John Pearse (?1760–1836), of 50 Lincoln's Inn Fields, Middlesex and Chilton Lodge, near Hungerford, Berkshire, was an English politician.

He was a Member (MP) of the Parliament of the United Kingdom for Devizes 1818 to 1832.

Pearse also served as a director of the Bank of England (1790–1791, 1793–1808 and 1812–1828), as its deputy governor (1808–1810) and finally as its governor (1810–1812).

Pearse together with his brother was a senior partner in J. and B. Pearse and Company, which operated as wool merchants and army clothiers in London. He continued in business throughout the Napoleonic wars, enjoying lucrative contracts through his connection with the Duke of York, the commander-in-chief, and served both as a Director and Governor of the Bank of England until 1828. In 1787 he married Anne daughter of John Phillimore, a London silk merchant and had six children. He lived near the Wiltshire border, at Chilton Lodge, and commissioned the well known architect Sir John Soane to demolish the old 16th century house and design a new villa, which was built between 1789 and 1793. Remarkably, however, Pearse was not happy with the new house, and within five years he commissioned an entirely new structure to be built, this time designed by Sir William Pilkington. During this time and a number of years after he was involved in local military matters as a Captain Commandant in the Hungerford Volunteers and later as a Captain in the Bank of England Volunteers.
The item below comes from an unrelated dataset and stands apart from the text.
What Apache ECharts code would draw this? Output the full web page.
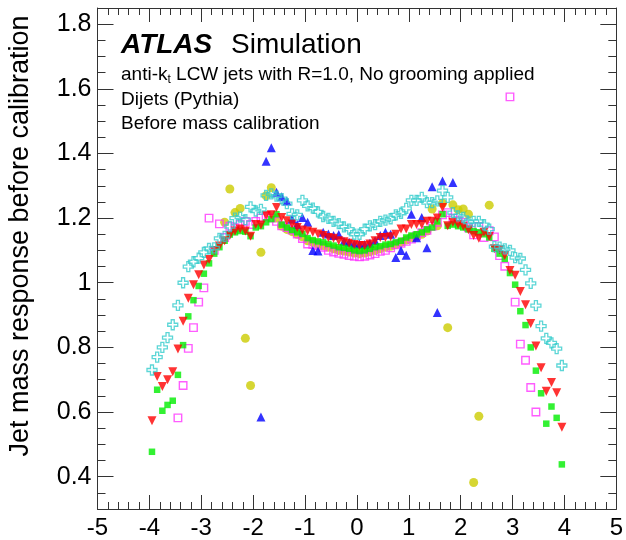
<!DOCTYPE html>
<html>
<head>
    <meta charset="utf-8" />
    <script src="https://cdn.jsdelivr.net/npm/echarts@6/dist/echarts.min.js"></script>
    <style>
        html, body { margin: 0; padding: 0; background: #fff; }
    </style>
</head>
<body>
    <div id="main" style="width:626px;height:540px;"></div>
    <script>
        // eta bin centres
        var eta = [-3.95, -3.85, -3.75, -3.65, -3.55, -3.45, -3.35, -3.25, -3.15, -3.05,
            -2.95, -2.85, -2.75, -2.65, -2.55, -2.45, -2.35, -2.25, -2.15, -2.05,
            -1.95, -1.85, -1.75, -1.65, -1.55, -1.45, -1.35, -1.25, -1.15, -1.05,
            -0.95, -0.85, -0.75, -0.65, -0.55, -0.45, -0.35, -0.25, -0.15, -0.05,
            0.05, 0.15, 0.25, 0.35, 0.45, 0.55, 0.65, 0.75, 0.85, 0.95,
            1.05, 1.15, 1.25, 1.35, 1.45, 1.55, 1.65, 1.75, 1.85, 1.95,
            2.05, 2.15, 2.25, 2.35, 2.45, 2.55, 2.65, 2.75, 2.85, 2.95,
            3.05, 3.15, 3.25, 3.35, 3.45, 3.55, 3.65, 3.75, 3.85, 3.95];

        var cyanVals = [0.730, 0.770, 0.800, 0.830, 0.870, 0.930, 1.000, 1.050, 1.065, 1.076,
            1.094, 1.106, 1.108, 1.137, 1.143, 1.174, 1.200, 1.203, 1.195, 1.235,
            1.222, 1.227, 1.270, 1.275, 1.268, 1.260, 1.245, 1.213, 1.210, 1.255,
            1.238, 1.231, 1.219, 1.205, 1.199, 1.190, 1.183, 1.173, 1.166, 1.150,
            1.150, 1.166, 1.176, 1.180, 1.190, 1.194, 1.198, 1.210, 1.215, 1.230,
            1.255, 1.255, 1.264, 1.248, 1.248, 1.253, 1.285, 1.264, 1.217, 1.207,
            1.202, 1.188, 1.190, 1.190, 1.180, 1.166, 1.112, 1.110, 1.105, 1.100,
            1.078, 1.075, 1.040, 0.998, 0.929, 0.866, 0.828, 0.814, 0.796, 0.744];

        var magentaVals = [null, null, null, null, null, 0.582, 0.682, 0.797, 0.861, 0.940,
            0.984, 1.200, 1.100, 1.182, 1.140, 1.175, 1.170, 1.180, 1.190, 1.180,
            1.190, 1.200, 1.205, 1.200, 1.190, 1.176, 1.171, 1.163, 1.151, 1.137,
            1.120, 1.118, 1.115, 1.110, 1.100, 1.095, 1.091, 1.088, 1.084, 1.082,
            1.080, 1.082, 1.086, 1.090, 1.097, 1.100, 1.108, 1.117, 1.122, 1.128,
            1.135, 1.145, 1.155, 1.162, 1.175, 1.187, 1.210, 1.217, 1.200, 1.192,
            1.187, 1.170, 1.148, 1.174, 1.140, 1.161, 1.142, 1.084, 1.051, 1.575,
            0.940, 0.810, 0.760, 0.676, 0.600, null, null, null, null, null];

        var redVals = [0.573, 0.710, 0.679, 0.700, 0.725, 0.795, 0.881, 0.952, 0.994, 1.025,
            1.055, 1.072, 1.100, 1.114, 1.130, 1.146, 1.160, 1.166, 1.160, 1.144,
            1.180, 1.179, 1.208, 1.210, 1.233, 1.202, 1.192, 1.182, 1.171, 1.163,
            1.160, 1.156, 1.151, 1.146, 1.140, 1.138, 1.130, 1.127, 1.122, 1.118,
            1.115, 1.115, 1.120, 1.130, 1.140, 1.140, 1.142, 1.150, 1.166, 1.166,
            1.180, 1.180, 1.180, 1.190, 1.190, 1.200, 1.233, 1.176, 1.187, 1.180,
            1.175, 1.164, 1.146, 1.138, 1.156, 1.143, 1.105, 1.102, 1.084, 1.038,
            1.023, 0.973, 0.932, 0.874, 0.804, 0.737, 0.664, 0.691, 0.660, 0.553];

        var greenVals = [0.477, 0.669, 0.604, 0.622, 0.635, 0.715, 0.807, 0.896, 0.946, 0.990,
            1.028, 1.060, 1.090, 1.110, 1.130, 1.149, 1.156, 1.160, 1.158, 1.144,
            1.171, 1.175, 1.187, 1.197, 1.212, 1.180, 1.171, 1.163, 1.156, 1.151,
            1.138, 1.132, 1.128, 1.125, 1.120, 1.115, 1.110, 1.108, 1.105, 1.100,
            1.098, 1.100, 1.105, 1.110, 1.113, 1.118, 1.120, 1.125, 1.130, 1.140,
            1.146, 1.150, 1.156, 1.165, 1.171, 1.190, 1.212, 1.176, 1.180, 1.175,
            1.171, 1.165, 1.160, 1.156, 1.150, 1.140, 1.105, 1.090, 1.074, 1.030,
            0.994, 0.912, 0.869, 0.800, 0.728, 0.658, 0.564, 0.617, 0.582, 0.438];

        var blueEta = [-1.85, -1.75, -1.65, -1.55, -1.45, -1.35, -1.25, -1.15, -1.05, -0.95,
            -0.85, -0.75, -0.65, -0.55, -0.45, -0.35, -0.25, -0.15, -0.05, 0.05,
            0.15, 0.25, 0.35, 0.45, 0.55, 0.65, 0.75, 0.85, 0.95, 1.05,
            1.15, 1.25, 1.35, 1.45, 1.55, 1.65, 1.85];
        var blueVals = [0.585, 1.376, 1.418, 1.280, 1.266, 1.253, 1.197, 1.180, 1.202, 1.187,
            1.100, 1.098, 1.156, 1.151, 1.146, 1.149, 1.128, 1.125, 1.120, 1.120,
            1.118, 1.122, 1.130, 1.146, 1.156, 1.150, 1.078, 1.100, 1.085, 1.212,
            1.139, 1.202, 1.108, 1.297, 0.908, 1.315, 1.310];

        var oliveEta = [-2.55, -2.45, -2.35, -2.25, -2.15, -2.05, -1.85, -1.75, -1.65, -1.55,
            -1.45, -1.35, -1.25, -1.15, -1.05, -0.95, -0.85, -0.75, -0.65, -0.55,
            -0.45, -0.35, -0.25, -0.15, -0.05, 0.05, 0.15, 0.25, 0.35, 0.45,
            0.55, 0.65, 0.75, 0.85, 0.95, 1.05, 1.15, 1.25, 1.35, 1.45,
            1.55, 1.65, 1.75, 1.85, 1.95, 2.05, 2.15, 2.25, 2.35, 2.55];
        var oliveVals = [1.187, 1.290, 1.217, 1.230, 0.828, 0.682, 1.094, 1.269, 1.294, 1.200,
            1.175, 1.165, 1.158, 1.150, 1.142, 1.130, 1.125, 1.120, 1.115, 1.110,
            1.105, 1.100, 1.098, 1.095, 1.092, 1.090, 1.092, 1.096, 1.100, 1.105,
            1.110, 1.113, 1.118, 1.125, 1.132, 1.140, 1.145, 1.150, 1.160, 1.228,
            1.176, 1.246, 0.861, 1.241, 1.226, 1.228, 1.212, 0.382, 0.587, 1.240];

        var yMajor = [0.4, 0.6, 0.8, 1.0, 1.2, 1.4, 1.6, 1.8];
        var yMinor = [0.3, 0.35, 0.4, 0.45, 0.5, 0.55, 0.6, 0.65, 0.7, 0.75, 0.8, 0.85, 0.9, 0.95,
            1.0, 1.05, 1.1, 1.15, 1.2, 1.25, 1.3, 1.35, 1.4, 1.45, 1.5, 1.55, 1.6, 1.65,
            1.7, 1.75, 1.8, 1.85];

        function pairs(xs, ys) {
            var out = [];
            for (var i = 0; i < xs.length; i++) {
                if (ys[i] != null) out.push([xs[i], ys[i]]);
            }
            return out;
        }

        var FONT = 'Liberation Sans, Arial, Helvetica, sans-serif';
        var axisCol = '#333';
        var crossPath = 'path://M3.5,0H6.5V3.5H10V6.5H6.5V10H3.5V6.5H0V3.5H3.5Z';

        function xAx(pos, labels) {
            return {
                type: 'value', position: pos, min: -5, max: 5, interval: 1,
                axisLine: { show: true, onZero: false, lineStyle: { color: axisCol, width: 1 } },
                axisTick: { show: true, inside: true, length: 14, lineStyle: { color: axisCol } },
                minorTick: { show: true, splitNumber: 5, length: 7, lineStyle: { color: axisCol } },
                axisLabel: { show: labels, fontSize: 24, margin: 7, color: '#000', fontFamily: FONT },
                splitLine: { show: false }, minorSplitLine: { show: false }
            };
        }
        function yAx(pos, ticks, len, labels, line) {
            return {
                type: 'value', position: pos, min: 0.3, max: 1.85,
                axisLine: { show: line, onZero: false, lineStyle: { color: axisCol, width: 1 } },
                axisTick: { show: true, inside: true, length: len, customValues: ticks, lineStyle: { color: axisCol } },
                axisLabel: { show: labels, customValues: yMajor, fontSize: 25, margin: 6, color: '#000', fontFamily: FONT },
                splitLine: { show: false }
            };
        }

        var myChart = echarts.init(document.getElementById('main'));

        var option = {
            animation: false,
            backgroundColor: '#fff',
            grid: { left: 97.5, right: 9, top: 8, bottom: 28.5, containLabel: false },
            xAxis: [xAx('bottom', true), xAx('top', false)],
            yAxis: [
                yAx('left', yMajor, 16, true, true),
                yAx('left', yMinor, 8, false, false),
                yAx('right', yMajor, 16, false, true),
                yAx('right', yMinor, 8, false, false)
            ],
            series: [
                {
                    name: 'olive', type: 'scatter', symbol: 'circle', symbolSize: 9,
                    itemStyle: { color: '#cccc00' },
                    data: pairs(oliveEta, oliveVals)
                },
                {
                    name: 'magenta', type: 'scatter', symbol: 'rect', symbolSize: 7.5,
                    itemStyle: { color: 'rgba(255,255,255,0)', borderColor: '#ff33ff', borderWidth: 1.4 },
                    data: pairs(eta, magentaVals)
                },
                {
                    name: 'blue', type: 'scatter', symbol: 'triangle', symbolSize: 9,
                    itemStyle: { color: '#0000ff' },
                    data: pairs(blueEta, blueVals)
                },
                {
                    name: 'green', type: 'scatter', symbol: 'rect', symbolSize: 6.5,
                    itemStyle: { color: '#00ee00' },
                    data: pairs(eta, greenVals)
                },
                {
                    name: 'red', type: 'scatter', symbol: 'triangle', symbolRotate: 180, symbolSize: 9,
                    itemStyle: { color: '#ff0000' },
                    data: pairs(eta, redVals)
                },
                {
                    name: 'cyan', type: 'scatter', symbol: crossPath, symbolSize: 10,
                    itemStyle: { color: 'rgba(255,255,255,0)', borderColor: '#33cccc', borderWidth: 1.3 },
                    data: pairs(eta, cyanVals)
                }
            ],
            graphic: [
                {
                    type: 'text', x: 121, y: 45,
                    style: { text: 'ATLAS', font: 'italic bold 28px ' + FONT, fill: '#000', verticalAlign: 'middle' }
                },
                {
                    type: 'text', x: 231, y: 45,
                    style: { text: 'Simulation', font: '28px ' + FONT, fill: '#000', verticalAlign: 'middle' }
                },
                {
                    type: 'text', x: 121, y: 75,
                    style: {
                        text: 'anti-k{sub|t} LCW jets with R=1.0, No grooming applied',
                        font: '19px ' + FONT, fill: '#000', verticalAlign: 'middle',
                        rich: { sub: { fontSize: 12, fontFamily: FONT, padding: [10, 0, 0, 0] } }
                    }
                },
                {
                    type: 'text', x: 121, y: 99.5,
                    style: { text: 'Dijets (Pythia)', font: '19px ' + FONT, fill: '#000', verticalAlign: 'middle' }
                },
                {
                    type: 'text', x: 121, y: 124,
                    style: { text: 'Before mass calibration', font: '19px ' + FONT, fill: '#000', verticalAlign: 'middle' }
                },
                {
                    type: 'text', x: 21, y: 236, rotation: Math.PI / 2,
                    style: {
                        text: 'Jet mass response before calibration', font: '27px ' + FONT, fill: '#000',
                        align: 'center', verticalAlign: 'middle'
                    }
                }
            ]
        };

        myChart.setOption(option);
    </script>
</body>
</html>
In 1818 he took his seat as M.P. for Devizes where he was quite active in local affairs regularly attending meetings of the Devizes Bear Club and the Wiltshire Society. He stood again at the general election of 1820, stating that, although he was ‘advanced in years’, he was `young in Parliament’, and stressing that `my situation in life is such that I can have nothing to ask’. A supporter of Lord Liverpool’s administration, he seems to have been at his most vocal in the House of Commons chamber when acting as a spokesman for the Bank of England.

Such was his popularity in Devizes, it was believed that if he had changed his mind on parliamentary reform, he would have been returned at the general election of 1832, but by early June he had positively declined to stand again.He also advocated that the government protect cultural and artistic assets, and donated or transferred part of his collection to the custodianship of the Crown Estate. In February 1835 he informed Peel that, at his age, he did not think it desirable to continue with the fatigue of the Commons, but he wished his ministry well. He died suddenly, on the point of recovering from an illness, in July 1836. Despite his ‘high conservative opinions’, the obituary in the Devizes Gazette praised him for having established a national school in the town, and recorded that he was a ‘noble, manly character – honest, generous, frank and social’, whose chief delight was ‘in doing good’. As requested, he was buried at Chilton Foliat, in a family mausoleum built in the ‘heaviest Grecian’ style. By his will, dated 24 July 1835, he left the bulk of his estate, including personal wealth sworn under £40,000, to his eldest son John.